Somewhere around the end of February my Nabaztag rabbit stopped doing the only thing it did any more - announcing the time in odd, amusing ways, in a strange English accent.
It was an act any of you could have built with a couple of line of javascript and a voice over artist but it felt different because it was embedded in a plastic rabbit.
And, although I didn't notice straight away the sound of the Nabaztag not doing anything because one a routine failure faded into the sound of the Nabaztag not doing anything because they'd switched the servers off and I noticed it had died and I was sad.
I've owned three iterations of the Nabaztag/Karotz thing - each bought and connected in the fond hope that it would finally make the network talk to me rather than just appear on a screen. And each didn't quite work, and each attempt at hacking around it didn't quite work either and then they just became Minimum Viable Talking Things muttering to themselves in the corner of the room.
But there was still something to love about them.

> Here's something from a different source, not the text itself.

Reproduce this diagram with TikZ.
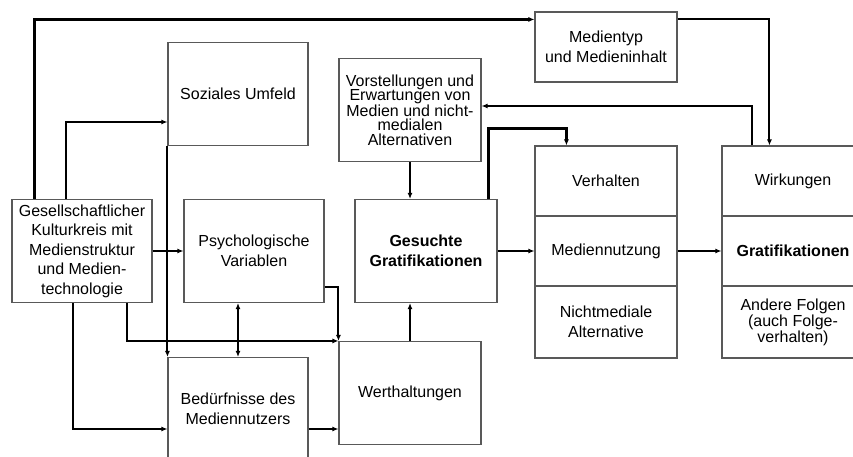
\documentclass[tikz,border=0pt]{standalone}
\usepackage{fontspec}
\setmainfont{Liberation Sans}
\usepackage{tikz}
\usetikzlibrary{positioning,arrows.meta,calc}

\begin{document}
\begin{tikzpicture}[
    x=1pt, y=-1pt,
    font=\fontsize{16}{19.5}\selectfont,
    box/.style={draw=black!65, line width=1.1pt, minimum width=140pt, minimum height=103pt,
                align=center, inner sep=2pt},
    cell/.style={box, minimum width=142pt, minimum height=70pt},
    tight/.style={font=\fontsize{16}{14.5}\selectfont},
    arr/.style={-{Latex[length=6pt,width=5pt]}, line width=2pt},
    tarr/.style={arr, line width=3pt},
    larr/.style={arr, line width=1.6pt},
]
% pixel frame of the reference: 853 x 457, y grows downwards
\clip (0,0) rectangle (853,457);
\fill[white] (0,0) rectangle (853,457);

% ---------------- left part ----------------
\node[box] (ges) at (82,251) {Gesellschaftlicher\\Kulturkreis mit\\Medienstruktur\\und Medien-\\technologie};
\node[box] (soz) at (238,94) {Soziales Umfeld};
\node[box] (psy) at (254,251) {Psychologische\\Variablen};
\node[box] (bed) at (238,409) {Bedürfnisse des\\Mediennutzers};

% ---------------- middle part ----------------
\node[box, tight, minimum width=142pt] (vor) at (410,110) {Vorstellungen und\\Erwartungen von\\Medien und nicht-\\medialen\\Alternativen};
\node[box, minimum width=142pt, font=\fontsize{16}{19.5}\selectfont\bfseries] (gs) at (426,251) {Gesuchte\\Gratifikationen};
\node[box, minimum width=142pt] (wert) at (410,393) {Werthaltungen};
\node[cell] (med) at (606,47) {Medientyp\\und Medieninhalt};

% ---------------- right columns ----------------
\node[cell] (vh1) at (606,181) {Verhalten};
\node[cell] (vh2) at (606,251) {Mediennutzung};
\node[cell, minimum height=72pt] (vh3) at (606,322) {Nichtmediale\\Alternative};
\node[cell] (wk1) at (793,181) {Wirkungen};
\node[cell, font=\fontsize{16}{19.5}\selectfont\bfseries] (wk2) at (793,251) {Gratifikationen};
\node[cell, tight, minimum height=72pt] (wk3) at (793,322) {Andere Folgen\\(auch Folge-\\verhalten)};

% ---------------- connectors ----------------
\draw[tarr] ([xshift=23]ges.north west) |- ([yshift=-8]med.north west);
\draw[arr] ([yshift=-8]med.north east) -| ([xshift=48]wk1.north west);
\draw[arr] ([xshift=31]wk1.north west) |- ([yshift=4]vor.east);
\draw[tarr] ([xshift=-9]gs.north east) -- ++(0,-70) -| ([xshift=32]vh1.north west);
\draw[arr] ([xshift=55]ges.north west) |- ([yshift=-28]soz.west);
\draw[arr] (soz.south west) -- (bed.north west);
\draw[larr] (ges.east) -- (psy.west);
\draw[larr] (vor.south) -- (vor.south |- gs.north);
\draw[arr] ([xshift=62]ges.south west) |- ([yshift=-20]bed.west);
\draw[arr] ([xshift=116]ges.south west) |- (wert.north west);
\draw[arr] ([yshift=-36]psy.east) -| (wert.north west);
\draw[arr, {Latex[length=6pt,width=5pt]}-{Latex[length=6pt,width=5pt]}] (bed.north |- psy.south) -- (bed.north);
\coordinate (bo) at ([yshift=-20]bed.east);
\draw[larr] (bo) -- (bo -| wert.west);
\draw[larr] (wert.north) -- (wert.north |- gs.south);
\draw[larr] (gs.east) -- (vh2.west);
\draw[larr] (vh2.east) -- (wk2.west);
\end{tikzpicture}
\end{document}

Not least because they suggested there were alternatives to the Silicon Valley object design axis where everything sits somewhere on a line between Useful and Delightful. They found another interesting place to be, a line between Useless and French, and they explored what it meant to make the network into something funny, social and decorative. They didn't fail because no one wants that. They failed because the technology wasn't good enough and because hardware is hard.
This still feels to me, like fresh and unexplored territory - the network talking to you, not you talking to it. It doesn't need speech recognition, it just needs to connect to your feeds and friends and occasionally tell you what's happening. The Nabaztag took that further by embedding that capability in something charming and odd, something that didn't look and feel like 'technology'.
Now, though, the servers are off and it looks like my only option is to learn how to run it off a Raspberry Pi.